The United States has praised Turkey's decision to permit the transit of Iraqi Kurdish fighters into Syria to help defend Kobani, as fighting continued in the besieged city.
Kobani's Kurdish defenders have been under assault by Islamic State (IS) fighters for more than one month.
Turkish Foreign Minister Mevlut Cavusoglu announced the policy shift on October 20 in Ankara but offered no details, saying talks on the issue were ongoing.
However, he added, "We have no wish at all to see Kobani fall."
State Department deputy spokeswoman Marie Harf said Washington welcomed the statements from the Turkish Foreign Ministry.

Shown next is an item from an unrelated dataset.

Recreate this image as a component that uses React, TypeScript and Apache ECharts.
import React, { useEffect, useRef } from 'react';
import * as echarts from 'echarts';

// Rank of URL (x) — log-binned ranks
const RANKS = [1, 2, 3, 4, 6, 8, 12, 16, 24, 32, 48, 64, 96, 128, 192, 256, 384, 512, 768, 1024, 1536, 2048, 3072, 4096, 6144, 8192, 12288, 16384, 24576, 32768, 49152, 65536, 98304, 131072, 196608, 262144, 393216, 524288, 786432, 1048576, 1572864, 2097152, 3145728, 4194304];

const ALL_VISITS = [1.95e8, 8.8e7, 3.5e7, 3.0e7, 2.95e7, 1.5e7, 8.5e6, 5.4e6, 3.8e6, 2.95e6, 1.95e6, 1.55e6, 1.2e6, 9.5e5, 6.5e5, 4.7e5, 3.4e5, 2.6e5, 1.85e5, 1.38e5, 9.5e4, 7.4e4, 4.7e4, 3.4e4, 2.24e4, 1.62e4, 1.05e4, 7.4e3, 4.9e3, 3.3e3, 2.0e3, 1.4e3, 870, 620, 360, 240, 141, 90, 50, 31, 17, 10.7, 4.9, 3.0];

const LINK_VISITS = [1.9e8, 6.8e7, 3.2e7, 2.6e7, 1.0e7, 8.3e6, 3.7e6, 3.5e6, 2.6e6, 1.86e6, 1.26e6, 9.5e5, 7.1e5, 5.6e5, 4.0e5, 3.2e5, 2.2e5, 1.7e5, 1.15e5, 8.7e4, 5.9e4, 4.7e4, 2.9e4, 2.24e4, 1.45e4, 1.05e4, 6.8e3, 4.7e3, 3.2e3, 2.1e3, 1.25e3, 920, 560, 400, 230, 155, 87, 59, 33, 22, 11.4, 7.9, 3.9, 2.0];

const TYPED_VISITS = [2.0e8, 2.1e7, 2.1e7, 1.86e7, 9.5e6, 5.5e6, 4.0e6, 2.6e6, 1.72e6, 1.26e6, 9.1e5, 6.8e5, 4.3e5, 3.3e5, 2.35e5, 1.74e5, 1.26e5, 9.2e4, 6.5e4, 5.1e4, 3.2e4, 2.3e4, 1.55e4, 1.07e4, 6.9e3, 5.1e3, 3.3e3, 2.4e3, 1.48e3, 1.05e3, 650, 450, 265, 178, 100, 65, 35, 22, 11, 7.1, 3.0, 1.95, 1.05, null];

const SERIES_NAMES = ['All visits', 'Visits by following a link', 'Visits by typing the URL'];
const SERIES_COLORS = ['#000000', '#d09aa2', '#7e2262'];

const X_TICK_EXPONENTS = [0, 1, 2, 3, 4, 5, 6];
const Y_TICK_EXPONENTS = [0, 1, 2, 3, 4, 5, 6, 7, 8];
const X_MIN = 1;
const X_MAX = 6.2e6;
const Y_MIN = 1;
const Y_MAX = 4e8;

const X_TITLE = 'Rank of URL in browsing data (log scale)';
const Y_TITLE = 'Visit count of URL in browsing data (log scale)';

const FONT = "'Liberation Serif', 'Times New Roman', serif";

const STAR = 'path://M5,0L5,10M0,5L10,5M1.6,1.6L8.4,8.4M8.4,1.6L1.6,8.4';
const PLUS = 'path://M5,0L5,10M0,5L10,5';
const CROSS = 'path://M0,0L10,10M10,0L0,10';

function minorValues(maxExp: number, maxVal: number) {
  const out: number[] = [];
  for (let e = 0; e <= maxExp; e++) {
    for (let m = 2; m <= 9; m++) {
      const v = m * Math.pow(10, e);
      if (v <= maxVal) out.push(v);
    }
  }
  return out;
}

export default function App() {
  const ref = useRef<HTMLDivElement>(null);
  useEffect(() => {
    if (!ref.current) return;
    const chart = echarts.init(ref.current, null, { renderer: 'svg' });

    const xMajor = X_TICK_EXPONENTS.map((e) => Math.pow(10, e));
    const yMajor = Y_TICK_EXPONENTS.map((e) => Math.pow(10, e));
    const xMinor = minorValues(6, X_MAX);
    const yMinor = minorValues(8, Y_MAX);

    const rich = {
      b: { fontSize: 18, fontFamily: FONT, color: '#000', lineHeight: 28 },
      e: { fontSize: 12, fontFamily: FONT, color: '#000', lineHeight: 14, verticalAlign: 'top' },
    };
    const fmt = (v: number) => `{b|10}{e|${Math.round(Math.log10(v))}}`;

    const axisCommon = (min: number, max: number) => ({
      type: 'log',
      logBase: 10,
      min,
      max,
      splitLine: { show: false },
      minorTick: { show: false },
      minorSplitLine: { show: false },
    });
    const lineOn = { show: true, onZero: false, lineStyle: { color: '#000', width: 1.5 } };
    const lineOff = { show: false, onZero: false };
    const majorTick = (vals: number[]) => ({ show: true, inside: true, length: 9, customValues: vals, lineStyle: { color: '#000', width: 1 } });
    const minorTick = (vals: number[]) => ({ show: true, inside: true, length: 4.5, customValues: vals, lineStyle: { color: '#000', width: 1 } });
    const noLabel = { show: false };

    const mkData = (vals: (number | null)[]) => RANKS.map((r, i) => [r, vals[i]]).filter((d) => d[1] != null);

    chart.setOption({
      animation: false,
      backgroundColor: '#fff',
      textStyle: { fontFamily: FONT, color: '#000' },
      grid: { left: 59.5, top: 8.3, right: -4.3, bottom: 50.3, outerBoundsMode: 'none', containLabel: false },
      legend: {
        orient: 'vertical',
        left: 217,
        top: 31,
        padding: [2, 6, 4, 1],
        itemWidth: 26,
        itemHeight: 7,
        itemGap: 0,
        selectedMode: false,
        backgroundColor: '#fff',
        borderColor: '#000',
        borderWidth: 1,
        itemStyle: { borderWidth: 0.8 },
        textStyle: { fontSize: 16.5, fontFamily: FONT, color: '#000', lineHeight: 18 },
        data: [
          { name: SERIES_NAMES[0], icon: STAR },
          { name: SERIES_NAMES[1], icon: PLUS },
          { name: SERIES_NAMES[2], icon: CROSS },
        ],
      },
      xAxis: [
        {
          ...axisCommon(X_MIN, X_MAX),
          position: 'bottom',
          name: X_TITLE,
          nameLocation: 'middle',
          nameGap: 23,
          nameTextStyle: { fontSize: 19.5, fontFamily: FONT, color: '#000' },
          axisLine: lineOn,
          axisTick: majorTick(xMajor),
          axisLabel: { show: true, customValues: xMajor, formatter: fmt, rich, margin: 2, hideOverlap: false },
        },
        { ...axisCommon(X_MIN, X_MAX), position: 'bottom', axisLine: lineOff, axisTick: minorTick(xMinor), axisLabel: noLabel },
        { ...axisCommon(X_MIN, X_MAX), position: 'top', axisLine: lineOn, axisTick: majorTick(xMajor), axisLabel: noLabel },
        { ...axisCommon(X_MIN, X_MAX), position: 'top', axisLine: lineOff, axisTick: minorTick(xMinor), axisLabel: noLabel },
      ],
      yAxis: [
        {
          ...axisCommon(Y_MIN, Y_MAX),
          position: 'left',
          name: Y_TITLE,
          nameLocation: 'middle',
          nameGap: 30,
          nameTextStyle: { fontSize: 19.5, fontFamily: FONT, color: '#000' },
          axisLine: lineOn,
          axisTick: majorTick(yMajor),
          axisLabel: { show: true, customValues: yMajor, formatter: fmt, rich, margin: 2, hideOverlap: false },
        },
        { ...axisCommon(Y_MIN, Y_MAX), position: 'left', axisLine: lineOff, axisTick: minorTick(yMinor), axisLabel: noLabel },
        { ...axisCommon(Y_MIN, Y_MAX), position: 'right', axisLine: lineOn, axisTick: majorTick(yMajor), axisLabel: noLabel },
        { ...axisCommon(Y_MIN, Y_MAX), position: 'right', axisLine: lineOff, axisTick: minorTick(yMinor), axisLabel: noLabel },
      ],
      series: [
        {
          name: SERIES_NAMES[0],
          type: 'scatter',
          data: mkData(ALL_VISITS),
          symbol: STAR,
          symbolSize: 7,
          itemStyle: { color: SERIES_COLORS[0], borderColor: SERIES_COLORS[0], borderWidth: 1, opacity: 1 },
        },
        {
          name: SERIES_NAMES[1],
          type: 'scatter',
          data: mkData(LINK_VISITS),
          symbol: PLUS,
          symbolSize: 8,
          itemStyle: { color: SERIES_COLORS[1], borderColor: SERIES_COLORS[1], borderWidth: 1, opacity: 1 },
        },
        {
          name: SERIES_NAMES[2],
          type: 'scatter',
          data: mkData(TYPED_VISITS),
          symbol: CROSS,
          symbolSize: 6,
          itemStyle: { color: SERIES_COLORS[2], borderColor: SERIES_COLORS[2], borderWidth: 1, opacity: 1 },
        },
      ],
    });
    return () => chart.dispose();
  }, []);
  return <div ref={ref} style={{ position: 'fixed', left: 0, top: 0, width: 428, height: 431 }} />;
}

Turkey's announcement came unexpectedly, after President Recep Tayyip Erdogan on October 19 ruled out arming the Kurdish defenders of Kobani and urged the United States to follow suit.

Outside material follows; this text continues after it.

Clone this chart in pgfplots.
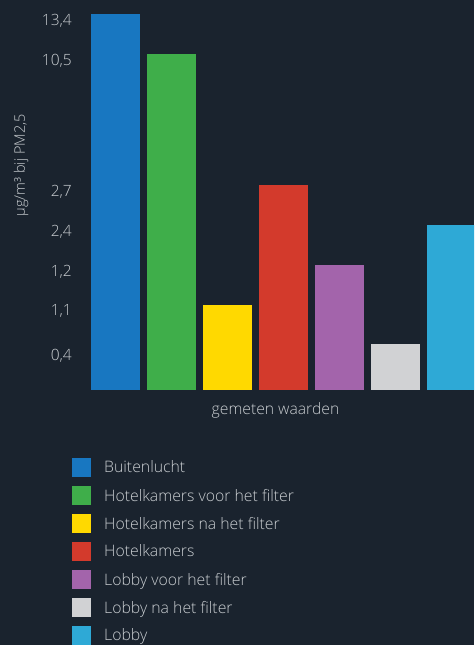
\documentclass[border=0pt]{standalone}
\usepackage{fontspec}
\setmainfont{Open Sans Light}
\usepackage{pgfplots}
\pgfplotsset{compat=1.18}
\definecolor{bg}{HTML}{1A232E}
\definecolor{txt}{HTML}{C9CDD1}
\definecolor{c1}{HTML}{1877C1}
\definecolor{c2}{HTML}{3FAE4A}
\definecolor{c3}{HTML}{FFD900}
\definecolor{c4}{HTML}{D33A2C}
\definecolor{c5}{HTML}{A364AB}
\definecolor{c6}{HTML}{D1D2D4}
\definecolor{c7}{HTML}{2EA9D6}
\begin{document}
\begin{tikzpicture}
\fill[bg] (0,0) rectangle (474pt,645pt);
\useasboundingbox (0,0) rectangle (474pt,645pt);
\begin{axis}[
  at={(84pt,255pt)}, anchor=south west,
  scale only axis, width=390pt, height=376pt,
  xmin=-0.5625, xmax=6.402, ymin=0, ymax=376,
  axis line style={draw=none}, tick style={draw=none},
  major tick length=0pt,
  xtick=\empty,
  ytick={34,79,118,158,198,329,369},
  yticklabels={{0,4},{1,1},{1,2},{2,4},{2,7},{10,5},{13,4}},
  /pgf/number format/assume math mode=true,
  yticklabel style={font=\fontsize{15.5}{18}\selectfont, text=txt, anchor=east, xshift=-12pt, inner sep=0pt},
  ylabel={µg/m³ bij PM2,5},
  ylabel style={at={(axis description cs:-0.1615,0.598)}, anchor=center, font=\fontsize{14.5}{16}\selectfont, text=txt},
  xlabel={gemeten waarden},
  xlabel style={at={(axis description cs:0.491,-0.0532)}, anchor=center, font=\fontsize{15.7}{18}\selectfont, text=txt},
  ybar, bar width=0.875, bar shift=0pt,
  every axis plot/.append style={draw=none},
  legend style={at={(axis description cs:-0.0308,-0.1809)}, anchor=north west,
    draw=none, fill=none, inner sep=0pt, row sep=9pt,
    font=\fontsize{15.8}{18}\selectfont, text=txt,
    nodes={inner sep=0pt, anchor=west},
    /tikz/every odd column/.style={column sep=13pt}},
  legend cell align=left,
  legend image code/.code={\fill[#1] (0pt,-9.5pt) rectangle (19pt,9.5pt);},
]
\addplot[fill=c1] coordinates {(0,376)};
\addplot[fill=c2] coordinates {(1,336)};
\addplot[fill=c3] coordinates {(2,85)};
\addplot[fill=c4] coordinates {(3,205)};
\addplot[fill=c5] coordinates {(4,125)};
\addplot[fill=c6] coordinates {(5,46)};
\addplot[fill=c7] coordinates {(6,165)};
\legend{Buitenlucht,Hotelkamers voor het filter,Hotelkamers na het filter,Hotelkamers,Lobby voor het filter,Lobby na het filter,Lobby}
\end{axis}
\end{tikzpicture}
\end{document}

Erdogan said the dominant Syrian Kurdish party, the Democratic Union Party (YPG), is a "terrorist organization," just like the Turkish Kurdish rebel group it has been linked to, the Kurdistan Workers Party.
However, the United States military on October 19 airdropped supplies, including arms and ammunition, to the Kurdish fighters in Kobani.
The airdrops came shortly after U.S. President Barack Obama called Erdogan to discuss "strengthening cooperation" against IS in Syria.
General Jabbar Yawar, secretary-general of the Peshmerga Ministry of Iraq's Kurdistan region, told RFE/RL's Radio Free Iraq on October 20 that the ministry is "preparing to send fighters and heavy weapons to Kobani through Turkey."
But a Peshmerga spokesman said Syrian Kurds trained in northern Iraq would be sent in but not Iraqi Kurds.
A YPG spokesman said no Peshmerga had yet arrived in Kobani and declined to comment on the Turkish plan.
In Brussels, European Union foreign ministers, in a statement on October 20, urged "Turkey to open its border for any supply for the people of Kobani."
On the ground in Kobani, after a relative calm, fighting erupted again late on October 20, with small arms and mortar fire, as well as big explosions apparently caused by air strikes.
The U.S. Central Command said in an October 20 statement that U.S. forces carried out six air strikes against IS militants near Kobani on October 19 and 20.
But despite carrying out its first airdrops in Kobani and intensifying its air strikes, the U.S. military says its top priority remains Iraq, where IS swept through much of the Sunni Arab heartland north and west of Baghdad in June.
Central Command said U.S. forces carried out six air strikes against IS militants near the Iraqi cities of Fallujah and Bayji.
The strikes were conducted in coordination with Iraqi forces, France, and the United Kingdom, it said.
France's Defense Ministry said in an October 20 statement that it had conducted air strikes the previous day against IS jihadists in the Tikrit region of Iraq, about 200 kilometers north of Baghdad.
And RFE/RL correspondents on the ground report that air strikes have been continuing north of Iraq's second-largest city of Mosul, killing 17 IS fighters, in addition to destroying a number of their vehicles. IS captured Mosul in June.
Meanwhile, Iraqi Prime Minister Haidar al-Abadi said in the city of Najaf on October 20 that there would be no foreign boots on the ground to help Iraqi forces recapture areas seized by IS militants.
The United States also continued diplomatic efforts to ramp up international support against IS.
U.S. Secretary of State John Kerry, speaking in Jakarta on October 20, called on Asian nations to step up their efforts to combat IS extremists.
Kerry said it is crucial to prevent Islamist recruitment in Southeast Asia, particularly in Indonesia and Malaysia.
Separately, Russian Foreign Minister Sergei Lavrov said in Moscow on October 20 that any international coalition to combat IS must be coordinated through the UN Security Council.